With a suggestion that in the region of £50 million extra will be needed over the next decade, the National Trust For Scotland has issued a salutary warning that you can’t have heritage on the cheap. It cares for a wide range of properties throughout the country that require constant attention.
In its capacity as Scotland’s biggest conservation charity, having responsibility for some of the nation’s best-known landmarks, beauty spots and historic sites, it will need to generate at least £4.6m a year on average for the next ten years.
In bald terms, that represents more than a third of what it already spends, that figure being £11.6m. This money is largely funded by its 320,000-strong membership and private donors.
Culzean Castle - funds required during the next decade |
Kenneth Calman, the organisation’s chairman, has warned NTS will have some “harsh truths to grapple with” over the next few years because of the “enormous” sums of cash involved in maintaining its estate, which includes more than 1,500 sites, properties and buildings. However, the charity’s trustees are said to have described the prospect of raising the cash as “challenging, but do-able”.
There are plans afoot to raise the money by attracting tens of thousands of new members every year over the next decade, generating more income from individual properties and running multi-million-pound fundraising campaigns around the world are being planned in an effort to raise the extra funds.
But the £46m figure – described as NTS’s additional “cost of care” bill – does not include major projects to improve visitor facilities, such as those proposed at the birthplace of David Livingstone in Lanarkshire.
The extra funding will go towards maintaining, restoring and repairing historic buildings, landmarks and monuments, as well as caring for beauty spots ranging from parks and gardens to Munros.
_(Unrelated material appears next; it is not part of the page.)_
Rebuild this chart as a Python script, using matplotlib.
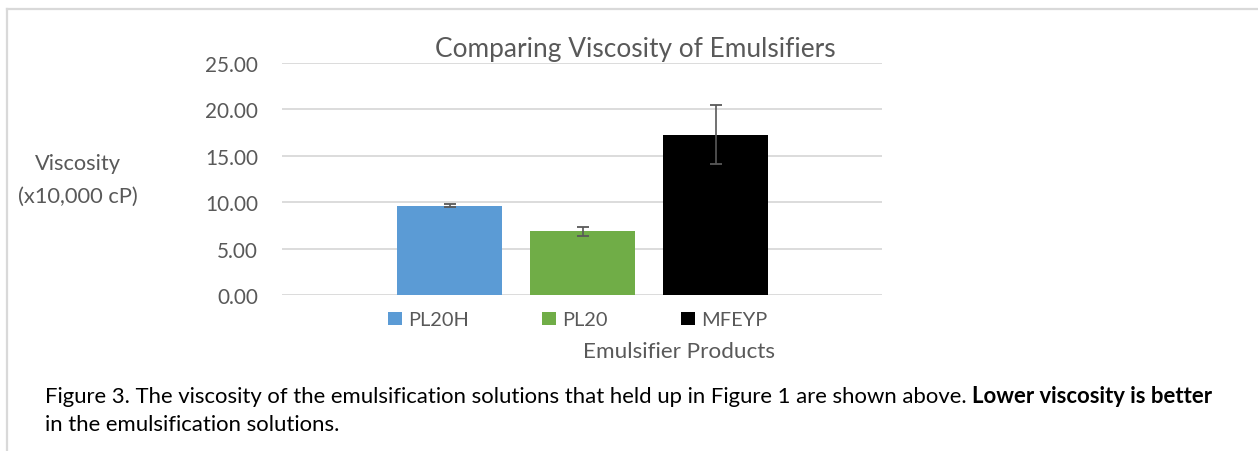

NTS – which sold its headquarters in Edinburgh’s Charlotte Square to help head off a previous financial crisis – is responsible for 129 attractions and nature reserves across 200,000 acres of countryside.
The trust is Scotland’s biggest conservation charity with having in the region of 320,000 members. It has spent 18 months drawing up the financial blueprint for the future, with its findings emerging in the wake of a separate exercise to rank properties in terms of their heritage significance.
Among those heading the priority list over the next decade will be the islands of Iona, Staff, Canna and St Kilda, the battlefields at Bannockburn and Culloden, plus Ben Lawers and Ben Lomond, both Munros.
Other attractions expected to be given top priority include the birthplace of Robert Burns and Culzean Castle, both in Ayrshire; Falkland Palace in Fife; Brodick Castle and its grounds on the island of Arran, and Newhailes mansion house in East Lothian.
Trust chiefs say that the ten-year plan is aimed at achieving a “gold standard” quality of care for the sites and attractions under its stewardship.
Terry Levinthal, director of conservation at the trust, said: “This is really about establishing the trust’s work plan for the next ten years and mapping out all the things we want to do … It’s about getting everything in our portfolio up to a standard that we want it to be in.”
Writing in the NTS members’ magazine, Sir Kenneth said: “There are some harsh truths to grapple with as we face the challenge of conserving and interpreting our heritage. Not least is the enormous amount of money needed.”